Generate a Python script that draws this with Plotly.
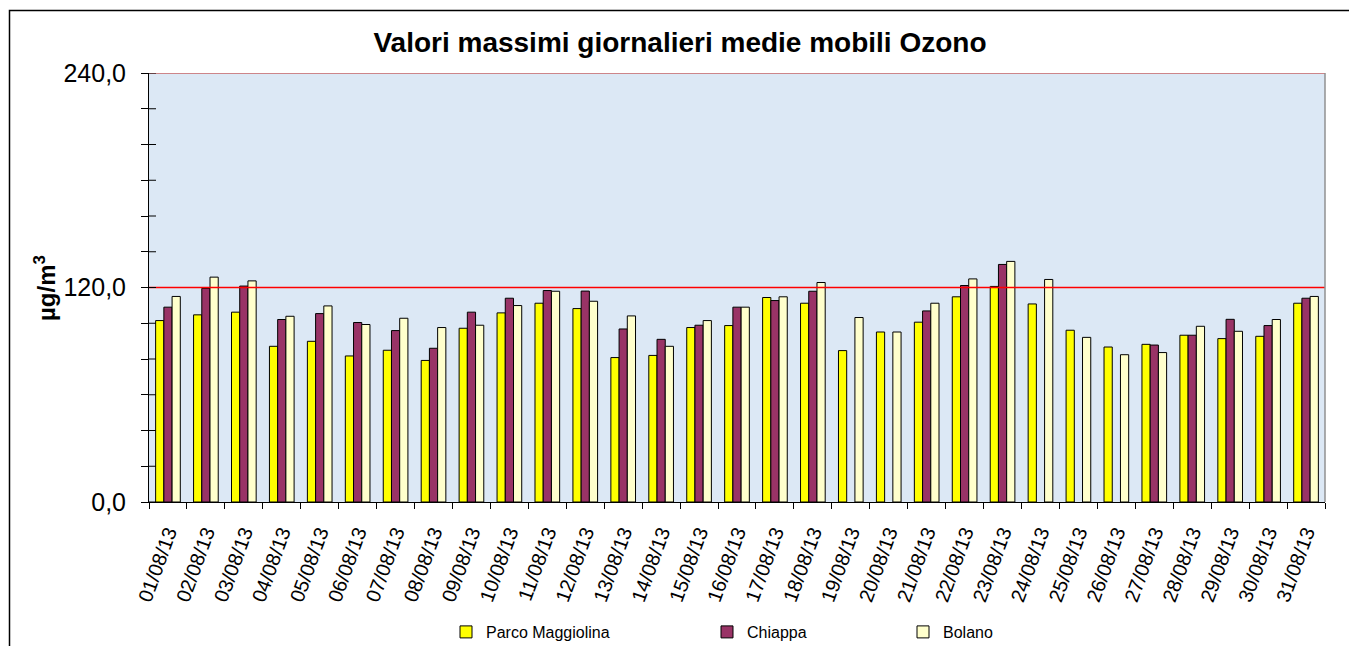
import plotly.graph_objects as go

days = [f"{d:02d}/08/13" for d in range(1, 32)]

parco = [101.5, 104.7, 106.2, 87.1, 89.9, 81.7, 84.9, 79.2, 97.2, 105.8,
         111.2, 108.2, 80.8, 82.0, 97.6, 98.7, 114.4, 111.2, 84.7, 95.1,
         100.6, 114.8, 120.6, 110.8, 96.1, 86.7, 88.2, 93.3, 91.4, 92.7, 111.2]
chiappa = [109.0, 119.5, 120.8, 102.1, 105.4, 100.4, 95.9, 86.0, 106.2, 114.0,
           118.3, 118.0, 96.8, 91.0, 98.9, 109.0, 112.7, 117.9, None, None,
           106.9, 121.1, 132.9, None, None, None, 87.8, 93.3, 102.2, 98.7, 114.0]
bolano = [115.0, 125.8, 123.7, 103.9, 109.7, 99.3, 102.8, 97.6, 98.9, 109.9,
          117.9, 112.3, 104.1, 87.1, 101.5, 109.0, 114.8, 122.8, 103.2, 95.1,
          111.2, 124.8, 134.6, 124.5, 92.1, 82.4, 83.6, 98.3, 95.5, 102.1, 115.0]

series_names = ["Parco Maggiolina", "Chiappa", "Bolano"]
series_colors = ["#ffff00", "#993366", "#ffffcc"]
threshold = 120
y_ticks = [0, 120, 240]
y_ticktext = ["0,0", "120,0", "240,0"]

FONT = "Arial, Liberation Sans, sans-serif"

fig = go.Figure()
for i, (name, vals, col) in enumerate(zip(series_names, [parco, chiappa, bolano], series_colors)):
    fig.add_trace(go.Bar(
        x=days, y=vals, name=name, showlegend=True,
        marker=dict(color=col, line=dict(color="black", width=1)),
        legend="legend" if i == 0 else f"legend{i+1}",
    ))

W, H = 1349, 646
L, R, T, B = 149, 24, 73, 144
pw, ph = W - L - R, H - T - B

def px_x(p):
    return (p - L) / pw

def px_y(p):
    return (H - B - p) / ph

legend_common = dict(orientation="h", yanchor="middle", xanchor="left",
                     xref="container", yref="container", visible=True,
                     font=dict(family=FONT, size=16, color="black"),
                     bgcolor="rgba(0,0,0,0)", y=1 - 632 / H)

# inner (cross) tick marks on the y axis, drawn as short shapes
cross_ticks = [dict(type="line", xref="paper", yref="y", x0=0, x1=px_x(L + 7),
                    y0=v, y1=v, line=dict(color="black", width=1))
               for v in range(0, 241, 20)]

fig.update_layout(
    width=W, height=H,
    showlegend=True,
    margin=dict(l=L, r=R, t=T, b=B, autoexpand=False),
    paper_bgcolor="white",
    plot_bgcolor="#dce8f5",
    font=dict(family=FONT, color="black"),
    barmode="group", bargap=0.35, bargroupgap=0,
    title=dict(text="<b>Valori massimi giornalieri medie mobili Ozono</b>",
               x=680 / W, xref="container", xanchor="center",
               y=1 - 42 / H, yref="container", yanchor="middle",
               font=dict(family=FONT, size=28, color="black")),
    legend=dict(x=446 / W, **legend_common),
    legend2=dict(x=707 / W, **legend_common),
    legend3=dict(x=903 / W, **legend_common),
    xaxis=dict(type="category", showgrid=False, showline=True, linecolor="black",
               linewidth=1, ticks="outside", ticklen=6, tickcolor="black",
               tickson="boundaries", tickangle=-70, automargin=False,
               ticklabelstandoff=10,
               range=[-0.5, len(days) - 0.5],
               tickfont=dict(family=FONT, size=20, color="black")),
    yaxis=dict(range=[0, 240], tickvals=y_ticks, ticktext=y_ticktext,
               showgrid=False, zeroline=False, showline=True, linecolor="black",
               linewidth=1, ticks="outside", ticklen=7, tickcolor="black",
               ticklabelstandoff=10, automargin=False,
               minor=dict(ticks="outside", dtick=20, ticklen=7, tickcolor="black"),
               tickfont=dict(family=FONT, size=25, color="black")),
    shapes=[
        dict(type="line", xref="paper", yref="y", x0=0, x1=1, y0=threshold, y1=threshold,
             line=dict(color="red", width=1.5)),
        dict(type="line", xref="paper", yref="y", x0=0, x1=1, y0=240, y1=240,
             line=dict(color="#c86464", width=1.5)),
        dict(type="line", xref="paper", yref="paper", x0=1, x1=1, y0=0, y1=1,
             line=dict(color="#909090", width=1.5)),
        dict(type="rect", xref="paper", yref="paper",
             x0=px_x(9.5), x1=px_x(1400), y0=px_y(700), y1=px_y(10.5),
             line=dict(color="black", width=1.5), layer="below"),
    ] + cross_ticks,
    annotations=[
        dict(text="<b>µg/m<sup>3</sup></b>", xref="paper", yref="paper",
             x=px_x(45), y=px_y(288), textangle=-90, showarrow=False,
             xanchor="center", yanchor="middle",
             font=dict(family=FONT, size=24, color="black")),
    ],
)

fig.write_html("out.html", config={"displayModeBar": False},
               post_script="document.body.style.margin='0';document.body.style.overflow='hidden';")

** Problem **
Set the lines above down again, word for word, from the first through the one containing "95.5, 102.1, 115.0]"; pictures excluded.

** Result for this exercise **
Generate a Python script that draws this with Plotly.
import plotly.graph_objects as go

days = [f"{d:02d}/08/13" for d in range(1, 32)]

parco = [101.5, 104.7, 106.2, 87.1, 89.9, 81.7, 84.9, 79.2, 97.2, 105.8,
         111.2, 108.2, 80.8, 82.0, 97.6, 98.7, 114.4, 111.2, 84.7, 95.1,
         100.6, 114.8, 120.6, 110.8, 96.1, 86.7, 88.2, 93.3, 91.4, 92.7, 111.2]
chiappa = [109.0, 119.5, 120.8, 102.1, 105.4, 100.4, 95.9, 86.0, 106.2, 114.0,
           118.3, 118.0, 96.8, 91.0, 98.9, 109.0, 112.7, 117.9, None, None,
           106.9, 121.1, 132.9, None, None, None, 87.8, 93.3, 102.2, 98.7, 114.0]
bolano = [115.0, 125.8, 123.7, 103.9, 109.7, 99.3, 102.8, 97.6, 98.9, 109.9,
          117.9, 112.3, 104.1, 87.1, 101.5, 109.0, 114.8, 122.8, 103.2, 95.1,
          111.2, 124.8, 134.6, 124.5, 92.1, 82.4, 83.6, 98.3, 95.5, 102.1, 115.0]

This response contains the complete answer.